### Given data
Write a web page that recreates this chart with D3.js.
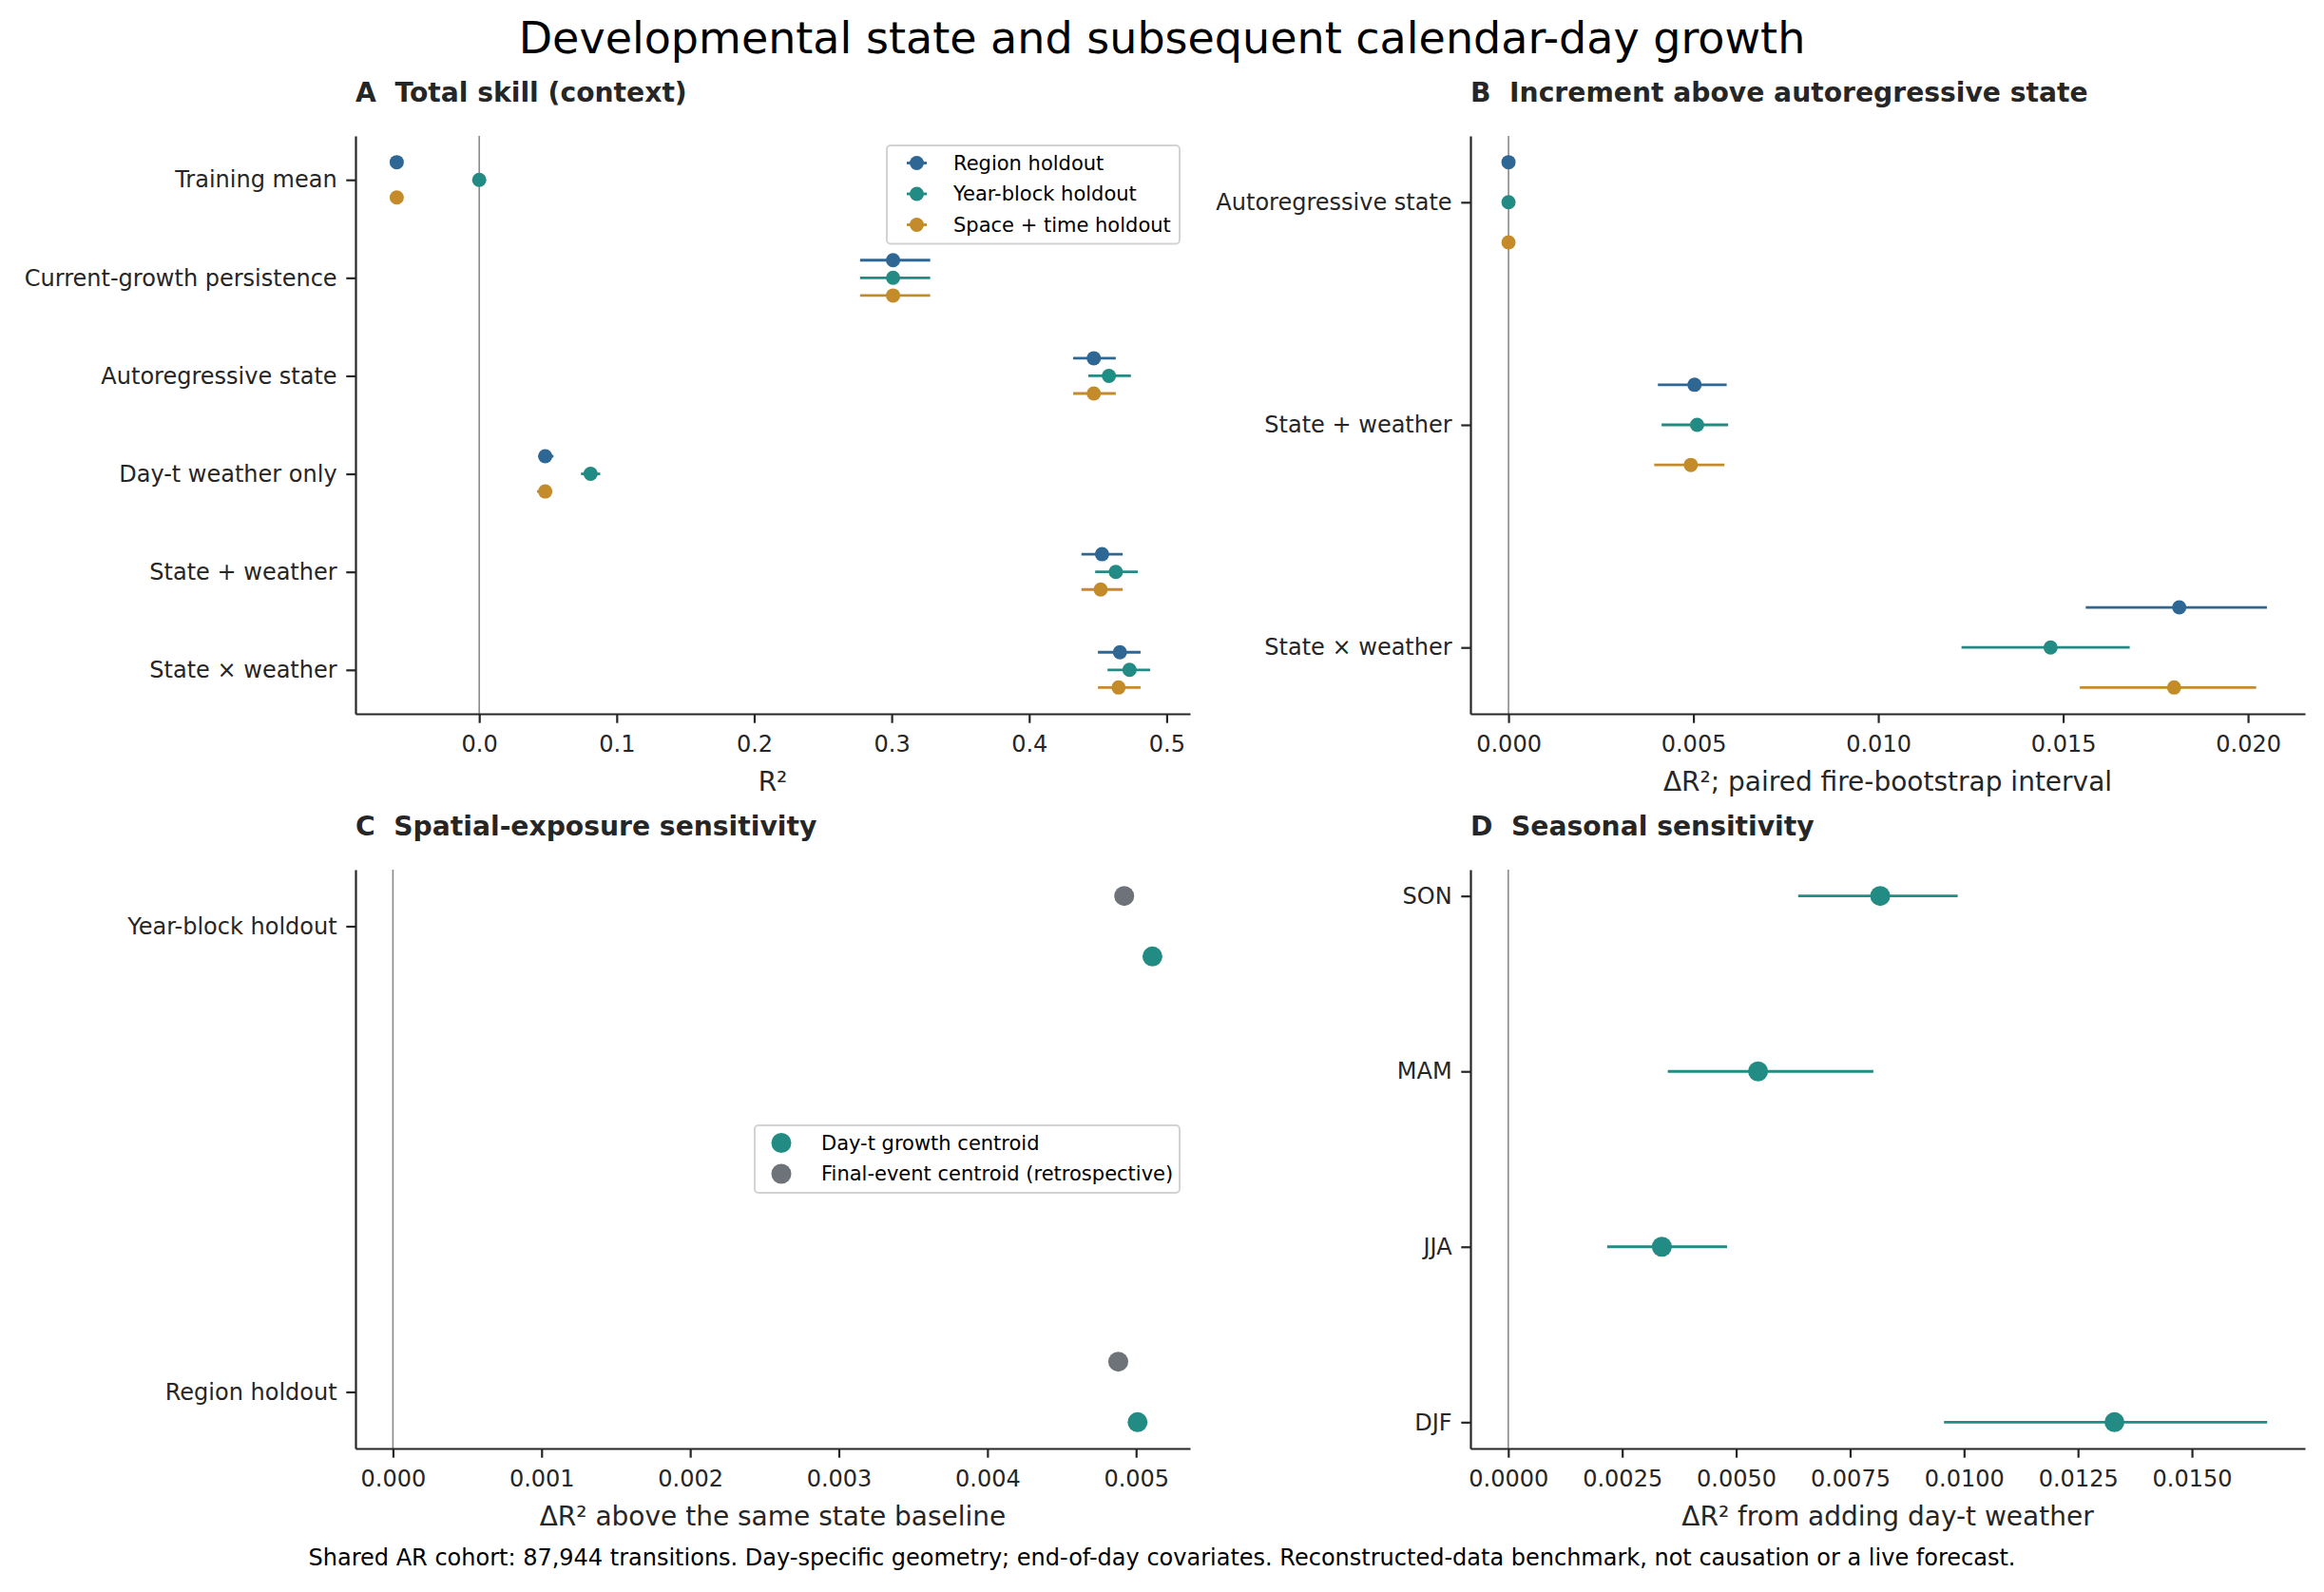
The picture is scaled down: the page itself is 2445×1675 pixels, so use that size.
<!DOCTYPE html>
<html>
<head>
<meta charset="utf-8">
<script src="https://cdn.jsdelivr.net/npm/d3@7"></script>
<style>
body { margin: 0; background: #fff; }
text { font-family: "DejaVu Sans", sans-serif; }
</style>
</head>
<body>
<svg id="chart" width="2445" height="1675"></svg>
<script>
// values
var holdouts = ["Region holdout", "Year-block holdout", "Space + time holdout"];

var modelsA = ["Training mean", "Current-growth persistence", "Autoregressive state",
               "Day-t weather only", "State + weather", "State × weather"];
var regionA   = [-0.060, 0.301, 0.447, 0.048, 0.453, 0.466];
var regionALo = [-0.060, 0.277, 0.432, 0.043, 0.438, 0.450];
var regionAHi = [-0.060, 0.328, 0.463, 0.054, 0.468, 0.481];
var yearA     = [0.000, 0.301, 0.458, 0.081, 0.463, 0.473];
var yearALo   = [0.000, 0.277, 0.443, 0.074, 0.448, 0.457];
var yearAHi   = [0.000, 0.328, 0.474, 0.088, 0.479, 0.488];
var spaceA    = [-0.060, 0.301, 0.447, 0.048, 0.452, 0.465];
var spaceALo  = [-0.060, 0.277, 0.432, 0.042, 0.438, 0.450];
var spaceAHi  = [-0.060, 0.328, 0.463, 0.053, 0.468, 0.481];

var modelsB = ["Autoregressive state", "State + weather", "State × weather"];
var regionB   = [0, 0.00503, 0.01814];
var regionBLo = [0, 0.00404, 0.01561];
var regionBHi = [0, 0.00590, 0.02051];
var yearB     = [0, 0.00510, 0.01466];
var yearBLo   = [0, 0.00414, 0.01225];
var yearBHi   = [0, 0.00594, 0.01680];
var spaceB    = [0, 0.00493, 0.01800];
var spaceBLo  = [0, 0.00394, 0.01545];
var spaceBHi  = [0, 0.00584, 0.02022];

var holdoutsC = ["Region holdout", "Year-block holdout"];
var centroids = ["Day-t growth centroid", "Final-event centroid (retrospective)"];
var growthC = [0.00501, 0.00511];
var finalC  = [0.00488, 0.00492];

var seasons   = ["DJF", "JJA", "MAM", "SON"];
var seasonD   = [0.01330, 0.00337, 0.00548, 0.00816];
var seasonDLo = [0.00956, 0.00217, 0.00350, 0.00636];
var seasonDHi = [0.01665, 0.00480, 0.00801, 0.00986];

var ticksA = [0, 0.1, 0.2, 0.3, 0.4, 0.5];
var ticksB = [0, 0.005, 0.010, 0.015, 0.020];
var ticksC = [0, 0.001, 0.002, 0.003, 0.004, 0.005];
var ticksD = [0, 0.0025, 0.005, 0.0075, 0.010, 0.0125, 0.015];

var titleText = "Developmental state and subsequent calendar-day growth";
var footText = "Shared AR cohort: 87,944 transitions. Day-specific geometry; end-of-day covariates. Reconstructed-data benchmark, not causation or a live forecast.";

// styles
var ink = "#262626";
var cBlue = "#2e6694", cTeal = "#228b84", cGold = "#c48b2b", cGray = "#6e7379";
var tick = 9.7, xTickFont = 24, yTickFont = 24, legFont = 21;

var svg = d3.select("#chart");
svg.append("rect").attr("width", 2445).attr("height", 1675).attr("fill", "#fff");

svg.append("text").attr("x", 1222.5).attr("y", 56).attr("text-anchor", "middle")
    .attr("font-size", 46).attr("fill", "#000").text(titleText);
svg.append("text").attr("x", 1222.5).attr("y", 1647).attr("text-anchor", "middle")
    .attr("font-size", 24).attr("fill", "#000").text(footText);

function panel(o)
{
    var g = svg.append("g").attr("transform", "translate(" + o.left + "," + o.top + ")");
    var x = d3.scaleLinear().domain(o.xDomain).range([0, o.w]);
    var y = d3.scaleLinear().domain(o.yDomain).range([0, o.h]);

    g.append("line")
        .attr("x1", x(0)).attr("x2", x(0)).attr("y1", 0).attr("y2", o.h)
        .attr("stroke", "#8a8a8a").attr("stroke-width", 1.6);

    var xa = g.append("g").attr("transform", "translate(0," + o.h + ")")
        .call(d3.axisBottom(x).tickValues(o.xTicks).tickFormat(d3.format(o.fmt))
            .tickSize(tick).tickPadding(13.5).tickSizeOuter(0));
    var ya = g.append("g")
        .call(d3.axisLeft(y).tickValues(d3.range(o.cats.length))
            .tickFormat(function(i) { return o.cats[i]; })
            .tickSize(tick).tickPadding(tick).tickSizeOuter(0));

    xa.attr("font-size", xTickFont);
    ya.attr("font-size", yTickFont);
    [xa, ya].forEach(function(a) {
        a.attr("font-family", null);
        a.selectAll("path, line").attr("stroke", ink).attr("stroke-width", 2.2);
        a.selectAll("text").attr("fill", ink);
    });

    g.append("text").attr("x", 0).attr("y", -36)
        .attr("font-size", 28.2).attr("font-weight", "bold").attr("fill", ink)
        .style("white-space", "pre").text(o.title);
    g.append("text").attr("x", o.w / 2).attr("y", o.h + 81).attr("text-anchor", "middle")
        .attr("font-size", 28).attr("fill", ink).text(o.xlabel);

    return { g: g, x: x, y: y, o: o };
}

function series(p, vals, lo, hi, off, color, r)
{
    var idx = d3.range(vals.length);
    var s = p.g.append("g");
    if (lo) {
        s.selectAll("line").data(idx.filter(function(i) { return hi[i] > lo[i]; })).join("line")
            .attr("x1", function(i) { return p.x(lo[i]); })
            .attr("x2", function(i) { return p.x(hi[i]); })
            .attr("y1", function(i) { return p.y(i + off); })
            .attr("y2", function(i) { return p.y(i + off); })
            .attr("stroke", color).attr("stroke-width", 2.8);
    }
    s.selectAll("circle").data(idx).join("circle")
        .attr("cx", function(i) { return p.x(vals[i]); })
        .attr("cy", function(i) { return p.y(i + off); })
        .attr("r", r).attr("fill", color);
}

function legend(x, y, w, names, colors, r, bar)
{
    var rowH = 32.5;
    var h = names.length * rowH + 6;
    var g = svg.append("g").attr("transform", "translate(" + x + "," + y + ")");
    g.append("rect").attr("width", w).attr("height", h).attr("rx", 4)
        .attr("fill", "#fff").attr("fill-opacity", 0.8)
        .attr("stroke", "#d3d3d3").attr("stroke-width", 2);
    names.forEach(function(n, i) {
        var cy = 18.5 + i * rowH;
        if (bar) {
            g.append("line").attr("x1", 21).attr("x2", 42).attr("y1", cy).attr("y2", cy)
                .attr("stroke", colors[i]).attr("stroke-width", 2.8);
        }
        g.append("circle").attr("cx", bar ? 31.5 : 28).attr("cy", cy).attr("r", r).attr("fill", colors[i]);
        g.append("text").attr("x", 70).attr("y", cy + 7.3)
            .attr("font-size", legFont).attr("fill", "#000").text(n);
    });
}

// A
var pA = panel({ left: 374, top: 143, w: 878, h: 608, xDomain: [-0.090, 0.517], yDomain: [-0.448, 5.448],
    xTicks: ticksA, fmt: ".1f", cats: modelsA, title: "A  Total skill (context)", xlabel: "R²" });
series(pA, regionA, regionALo, regionAHi, -0.18, cBlue, 7.5);
series(pA, yearA, yearALo, yearAHi, 0, cTeal, 7.5);
series(pA, spaceA, spaceALo, spaceAHi, 0.18, cGold, 7.5);
legend(933, 153, 308, holdouts, [cBlue, cTeal, cGold], 7.5, true);

// B
var pB = panel({ left: 1547, top: 143, w: 878, h: 608, xDomain: [-0.00103, 0.02154], yDomain: [-0.298, 2.298],
    xTicks: ticksB, fmt: ".3f", cats: modelsB, title: "B  Increment above autoregressive state",
    xlabel: "ΔR²; paired fire-bootstrap interval" });
series(pB, regionB, regionBLo, regionBHi, -0.18, cBlue, 7.5);
series(pB, yearB, yearBLo, yearBHi, 0, cTeal, 7.5);
series(pB, spaceB, spaceBLo, spaceBHi, 0.18, cGold, 7.5);

// C
var pC = panel({ left: 374, top: 915, w: 878, h: 609, xDomain: [-0.000252, 0.005363], yDomain: [1.1215, -0.1215],
    xTicks: ticksC, fmt: ".3f", cats: holdoutsC, title: "C  Spatial-exposure sensitivity",
    xlabel: "ΔR² above the same state baseline" });
series(pC, growthC, null, null, -0.065, cTeal, 10.5);
series(pC, finalC, null, null, 0.065, cGray, 10.5);
legend(794, 1184, 447, centroids, [cTeal, cGray], 10.5, false);

// D
var pD = panel({ left: 1547, top: 915, w: 878, h: 609, xDomain: [-0.00083, 0.01748], yDomain: [3.15, -0.15],
    xTicks: ticksD, fmt: ".4f", cats: seasons, title: "D  Seasonal sensitivity",
    xlabel: "ΔR² from adding day-t weather" });
series(pD, seasonD, seasonDLo, seasonDHi, 0, cTeal, 10.5);
</script>
</body>
</html>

### Directions
Select and copy each line from the data that includes the word "page".

### Correct answer
Write a web page that recreates this chart with D3.js.
The picture is scaled down: the page itself is 2445×1675 pixels, so use that size.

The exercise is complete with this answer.